El hijo loco de Felipe II era sin duda carne, tanto para el misterio como para la leyenda, y rico argumento para la novela y el teatro. ¿Se enfrentó con su padre por el deseo de heredar cuanto antes algunos de los territorios de la corona? ¿Hubo verdaderamente celos porque la reina Isabel de Valois había sido antes dirigida a ser la esposa del infante? Esto último, que daba excusa a un drama de familia tan de moda en el siglo XVIII (como los de August von Korzebue), parece poco creíble, dado que los acuerdos matrimoniales entre reinos poco tenían que ver con los enamoramientos.

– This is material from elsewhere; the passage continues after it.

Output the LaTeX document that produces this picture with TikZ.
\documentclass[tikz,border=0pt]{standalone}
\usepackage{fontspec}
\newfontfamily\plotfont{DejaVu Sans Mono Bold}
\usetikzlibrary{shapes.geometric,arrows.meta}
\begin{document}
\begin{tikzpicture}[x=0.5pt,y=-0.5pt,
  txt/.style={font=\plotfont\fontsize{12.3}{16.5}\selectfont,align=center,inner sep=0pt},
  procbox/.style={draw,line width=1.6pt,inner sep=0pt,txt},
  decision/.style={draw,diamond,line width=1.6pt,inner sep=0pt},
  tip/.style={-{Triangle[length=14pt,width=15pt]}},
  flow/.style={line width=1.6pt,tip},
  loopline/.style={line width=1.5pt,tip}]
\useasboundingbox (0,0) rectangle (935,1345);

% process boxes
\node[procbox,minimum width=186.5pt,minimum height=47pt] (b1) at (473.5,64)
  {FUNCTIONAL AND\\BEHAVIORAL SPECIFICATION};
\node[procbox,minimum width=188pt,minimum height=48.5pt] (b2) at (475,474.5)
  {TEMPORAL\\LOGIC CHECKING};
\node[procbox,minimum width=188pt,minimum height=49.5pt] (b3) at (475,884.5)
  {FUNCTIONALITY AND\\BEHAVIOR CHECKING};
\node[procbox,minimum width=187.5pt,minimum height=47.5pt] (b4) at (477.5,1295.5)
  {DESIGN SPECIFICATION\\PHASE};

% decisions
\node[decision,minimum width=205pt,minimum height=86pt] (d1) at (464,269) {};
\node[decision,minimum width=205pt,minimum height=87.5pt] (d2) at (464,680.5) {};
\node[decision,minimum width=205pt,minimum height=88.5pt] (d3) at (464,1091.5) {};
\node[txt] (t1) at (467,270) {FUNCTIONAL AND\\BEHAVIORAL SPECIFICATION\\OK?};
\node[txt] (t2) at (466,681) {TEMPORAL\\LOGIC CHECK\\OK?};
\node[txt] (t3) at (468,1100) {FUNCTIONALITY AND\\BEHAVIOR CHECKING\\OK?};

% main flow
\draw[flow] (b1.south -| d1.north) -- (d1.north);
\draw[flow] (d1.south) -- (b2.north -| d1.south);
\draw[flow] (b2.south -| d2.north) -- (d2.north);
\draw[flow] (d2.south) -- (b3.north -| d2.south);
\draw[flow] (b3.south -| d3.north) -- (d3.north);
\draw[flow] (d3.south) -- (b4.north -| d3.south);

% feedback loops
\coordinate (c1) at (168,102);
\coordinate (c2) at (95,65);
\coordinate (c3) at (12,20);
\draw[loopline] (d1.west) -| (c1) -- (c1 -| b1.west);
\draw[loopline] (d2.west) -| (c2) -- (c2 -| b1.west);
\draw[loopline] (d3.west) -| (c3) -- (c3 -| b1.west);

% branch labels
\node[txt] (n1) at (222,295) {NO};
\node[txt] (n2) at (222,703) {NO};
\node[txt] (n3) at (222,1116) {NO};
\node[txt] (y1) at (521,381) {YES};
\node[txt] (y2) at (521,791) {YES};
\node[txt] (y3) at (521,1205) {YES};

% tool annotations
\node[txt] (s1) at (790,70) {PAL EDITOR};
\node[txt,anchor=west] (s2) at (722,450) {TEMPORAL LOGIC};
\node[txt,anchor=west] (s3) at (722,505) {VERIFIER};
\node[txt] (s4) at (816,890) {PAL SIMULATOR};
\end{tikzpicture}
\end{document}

Como drama familiar comienza Don Carlos pero, al final del tercer acto se produce un cambio y el infante empieza a pronunciarse sobre la independencia de los Países Bajos, con la ayuda del Marqués de Poza quien, por haber nacido en Malta, no llega exactamente a ser un traidor.
La trama teatral insiste en elementos de la llamada “leyenda negra”: la crueldad de Felipe, la dudosa historia amorosa, la Inquisición o la rebelión holandesa presentada como un canto a la libertad. Esto último dará pie a Giuseppe Verdi para su ópera Don Carlo, de 1867.

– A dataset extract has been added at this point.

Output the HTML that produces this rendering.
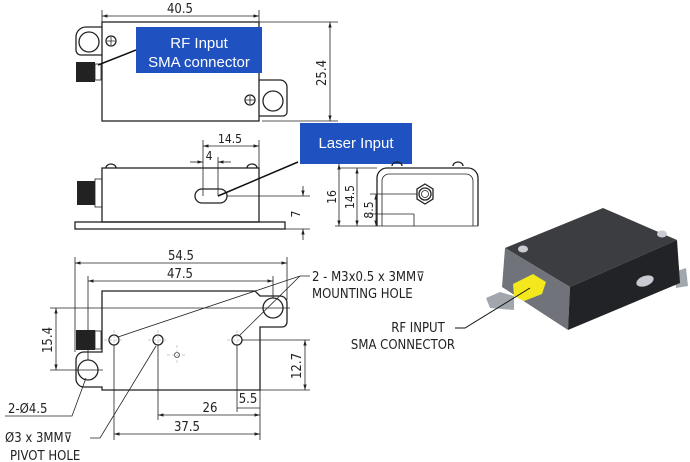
<!DOCTYPE html>
<html><head><meta charset="utf-8"><style>
body{margin:0;background:#fff}
svg{display:block}
text{font-family:"DejaVu Sans Condensed","Liberation Sans",sans-serif;fill:#222}
.l{stroke:#222;stroke-width:1.3;fill:none}
.t{stroke:#222;stroke-width:0.8;fill:none}
.c{stroke:#bbb;stroke-width:0.7;fill:none;stroke-dasharray:3 2}
</style></head><body>
<svg width="690" height="462" viewBox="0 0 690 462" xmlns="http://www.w3.org/2000/svg">
<defs>
<marker id="a" viewBox="0 0 10 10" refX="10" refY="5" markerWidth="7" markerHeight="7" orient="auto-start-reverse"><path d="M0,2 L10,5 L0,8z" fill="#222"/></marker>
</defs>
<!-- TOP VIEW -->
<path class="l" d="M102,27 H86 a10,10 0 0 0 -10,10 V50 a5,5 0 0 0 5,5 H102"/>
<circle class="l" cx="89" cy="42" r="10"/>
<circle class="l" cx="111" cy="41" r="5"/><path class="t" d="M107,41h8M111,37v8"/>
<rect class="l" x="102" y="22" width="157" height="99"/>
<path class="l" d="M259,80 H280 a7,7 0 0 1 7,7 V112 a4,4 0 0 1 -4,4 H259"/>
<circle class="l" cx="273" cy="101" r="10"/>
<circle class="l" cx="250" cy="100" r="5"/><path class="t" d="M246,100h8M250,96v8"/>
<rect x="76" y="62" width="19" height="20" fill="#222"/><rect class="t" x="95" y="64" width="6" height="16"/>
<path class="t" d="M102,10V22M259,10V22M259,22H338M262,121H338"/>
<line class="t" x1="102" y1="16" x2="259" y2="16" marker-start="url(#a)" marker-end="url(#a)"/>
<text x="180" y="13" font-size="13" text-anchor="middle">40.5</text>
<line class="t" x1="330" y1="22" x2="330" y2="121" marker-start="url(#a)" marker-end="url(#a)"/>
<text transform="translate(326,73) rotate(-90)" font-size="13" text-anchor="middle">25.4</text>
<line x1="136" y1="50" x2="98" y2="65" stroke="#111" stroke-width="1.5"/>
<rect x="136" y="27" width="126" height="46" fill="#1f52c0"/>
<text x="199" y="48" font-size="15" text-anchor="middle" style="fill:#fff;font-family:'Liberation Sans',sans-serif">RF Input</text>
<text x="199" y="67" font-size="15" text-anchor="middle" style="fill:#fff;font-family:'Liberation Sans',sans-serif">SMA connector</text>
<!-- SIDE VIEW -->
<path class="l" d="M106,168a5,4 0 0 1 10,0M247,168a5,4 0 0 1 10,0"/>
<rect class="l" x="102" y="168" width="157" height="54"/>
<rect class="l" x="75" y="222" width="210" height="7"/>
<rect x="77" y="181" width="18" height="24" fill="#222"/><rect class="t" x="95" y="179" width="7" height="28"/>
<rect class="l" x="195" y="189" width="32" height="14" rx="7"/>
<path class="t" d="M203,140V196M218,157V196M259,140V168M227,196H310M285,229H310"/>
<line class="t" x1="203" y1="146" x2="259" y2="146" marker-start="url(#a)" marker-end="url(#a)"/>
<text x="230" y="143" font-size="12" text-anchor="middle">14.5</text>
<line class="t" x1="190" y1="162" x2="203" y2="162" marker-end="url(#a)"/><line class="t" x1="231" y1="162" x2="218" y2="162" marker-end="url(#a)"/>
<text x="209" y="160" font-size="12" text-anchor="middle">4</text>
<line class="t" x1="303" y1="186" x2="303" y2="196" marker-end="url(#a)"/><line class="t" x1="303" y1="240" x2="303" y2="229" marker-end="url(#a)"/>
<text transform="translate(300,214) rotate(-90)" font-size="12" text-anchor="middle">7</text>
<line x1="218" y1="196" x2="298" y2="162" stroke="#111" stroke-width="1.5"/>
<rect x="300" y="123" width="112" height="41" fill="#1f52c0"/>
<text x="356" y="148" font-size="15" text-anchor="middle" style="fill:#fff;font-family:'Liberation Sans',sans-serif">Laser Input</text>
<!-- END VIEW -->
<path class="l" d="M392,166a5,4 0 0 1 10,0M453,166a5,4 0 0 1 10,0"/>
<path class="l" d="M377,226V178a10,10 0 0 1 10,-10H468a10,10 0 0 1 10,10V226"/>
<path class="t" d="M382,226V181a7,7 0 0 1 7,-7H466a7,7 0 0 1 7,7V226M377,226H478"/>
<polygon class="l" points="425,184 433,189 433,199 425,204 417,199 417,189"/>
<circle class="l" cx="425" cy="194" r="6"/><circle class="t" cx="425" cy="194" r="3.5"/>
<path class="t" d="M335,226H377M339,168H377M370,194H417M370,214H414M414,214V226"/>
<line class="t" x1="339" y1="164" x2="339" y2="226" marker-start="url(#a)" marker-end="url(#a)"/>
<line class="t" x1="357" y1="168" x2="357" y2="226" marker-start="url(#a)" marker-end="url(#a)"/>
<line class="t" x1="376" y1="194" x2="376" y2="226" marker-start="url(#a)" marker-end="url(#a)"/>
<text transform="translate(336,197) rotate(-90)" font-size="12" text-anchor="middle">16</text>
<text transform="translate(354,197) rotate(-90)" font-size="12" text-anchor="middle">14.5</text>
<text transform="translate(373,210) rotate(-90)" font-size="12" text-anchor="middle">8.5</text>
<!-- BOTTOM VIEW -->
<path class="l" d="M102,352 V291 H255 l5,5 H280 a7,7 0 0 1 7,7 V322 a5,5 0 0 1 -5,5 H260 V390 H102 v-3 H84 a8,8 0 0 1 -8,-8 V360 a8,8 0 0 1 8,-8z"/>
<rect x="76" y="330" width="19" height="20" fill="#222"/><rect class="t" x="95" y="331" width="6" height="18"/>
<circle class="l" cx="114" cy="340" r="5"/><circle class="l" cx="158" cy="340" r="5"/><circle class="l" cx="237" cy="340" r="5"/>
<circle class="l" cx="88" cy="370" r="10"/><circle class="l" cx="273" cy="308" r="10"/>
<circle class="t" cx="177" cy="355" r="2.5"/>
<path class="c" d="M104,340H124M114,330V350M148,340H168M158,330V350M227,340H247M237,330V350M167,355H187M177,345V365"/>
<path class="t" d="M75,257V352M287,257V300M88,276V360M273,276V298M50,308H290M50,370H103M242,340H310M260,390H310M114,345V440M158,345V420M237,345V412M260,390V440"/>
<line class="t" x1="75" y1="263" x2="287" y2="263" marker-start="url(#a)" marker-end="url(#a)"/>
<text x="181" y="260" font-size="13" text-anchor="middle">54.5</text>
<line class="t" x1="88" y1="281" x2="273" y2="281" marker-start="url(#a)" marker-end="url(#a)"/>
<text x="180" y="278" font-size="13" text-anchor="middle">47.5</text>
<line class="t" x1="56" y1="308" x2="56" y2="370" marker-start="url(#a)" marker-end="url(#a)"/>
<text transform="translate(52,340) rotate(-90)" font-size="13" text-anchor="middle">15.4</text>
<line class="t" x1="305" y1="340" x2="305" y2="390" marker-start="url(#a)" marker-end="url(#a)"/>
<text transform="translate(301,366) rotate(-90)" font-size="13" text-anchor="middle">12.7</text>
<line class="t" x1="158" y1="415" x2="260" y2="415" marker-start="url(#a)" marker-end="url(#a)"/>
<text x="210" y="412" font-size="13" text-anchor="middle">26</text>
<line class="t" x1="114" y1="434" x2="260" y2="434" marker-start="url(#a)" marker-end="url(#a)"/>
<text x="187" y="431" font-size="13" text-anchor="middle">37.5</text>
<line class="t" x1="237" y1="408" x2="260" y2="408"/>
<text x="248" y="403" font-size="13" text-anchor="middle">5.5</text>
<path class="t" d="M5,416H72L86,378"/>
<text x="8" y="413" font-size="13">2-Ø4.5</text>
<path class="t" d="M90,438H100L156,346"/>
<text x="5" y="442" font-size="13">Ø3 x 3MM⊽</text>
<text x="10" y="460" font-size="13">PIVOT HOLE</text>
<path class="t" d="M310,276H300L118,337M300,276L240,335"/>
<text x="312" y="281" font-size="13">2 - M3x0.5 x 3MM⊽</text>
<text x="312" y="298" font-size="13">MOUNTING HOLE</text>
<!-- 3D -->
<polygon points="486,298 500,292 514,296 514,310 490,308" fill="#a2a7ae"/>
<polygon points="674,272 686,268 688,286 676,288" fill="#a2a7ae"/>
<polygon points="505,248 603,208 677,240 570,287" fill="#3c3d40"/>
<polygon points="505,248 570,287 568,330 502,287" fill="#70747a"/>
<polygon points="570,287 677,240 680,283 568,330" fill="#222326"/>
<ellipse cx="523" cy="249" rx="5" ry="3.5" fill="#c8ccd2"/><ellipse cx="662" cy="234" rx="5" ry="3.5" fill="#c8ccd2"/>
<ellipse cx="645" cy="281" rx="9" ry="5" fill="#c8ccd2" transform="rotate(-20 645 281)"/>
<polygon points="513,284 533,274 546,282 542,294 524,301 514,296" fill="#f2e81c"/>
<text x="418" y="332" font-size="13" text-anchor="middle">RF INPUT</text>
<text x="403" y="349" font-size="13" text-anchor="middle">SMA CONNECTOR</text>
<path d="M455,328H465L530,288" stroke="#111" stroke-width="1" fill="none"/>
</svg>
</body></html>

No olvidemos que los hechos se sitúan en la época de la Reforma y que Schiller era protestante, por lo que la figura de Felipe II no podría serle nunca simpática. Así, la Inquisición aparece como símbolo del poder español, sin preocuparse el autor de que esa institución u otras semejantes actuaron en todos los países europeos, entre ellos la Suiza calvinista que quemó a Miguel Servet, el aragonés descubridor de la circulación de la sangre.
Más allá de la exactitud histórica, lo que sigue hoy interesando del drama es que los personajes, tanto Felipe II como el encubierto Poza, o el Duque de Alba, todos salvo el infante Carlos que siempre muestra, como en la realidad, su inestabilidad psíquica, todos —repito— se comportan en virtud de los imperativos categóricos que el dramaturgo aprendió a distinguir en la Fundamentación de la metafísica de las costumbres, de Kant. Dice el filósofo: “obra sólo según una máxima tal que puedas querer al mismo tiempo que se torne en ley universal”.
¿Qué debe hacer un padre que se descubre gravemente traicionado por su hijo? ¿El perdón personal puede conciliarse con el perdón institucional, ya sea un reino, ya sea una empresa? Trasladado esto a la tensión política de la tragedia, Schiller plantea, más que un drama de conflicto familiar o un nuevo capítulo de la “leyenda negra”, una reflexión sobre la moralidad pública del poder. De ahí su permanencia y su modernidad. Porque los filósofos deben pensar el mundo, pero los políticos tienen el deber de construirlo, y la moral no puede atentar contra la ética.
Teatralmente lo había resuelto el sevillano Diego Ximénez de Enciso, en 1634, cuando en su comedia sobre el mismo tema, El príncipe Carlos, le hace decir a Felipe II: “Yo os perdono como rey, / no me atrevo como padre”.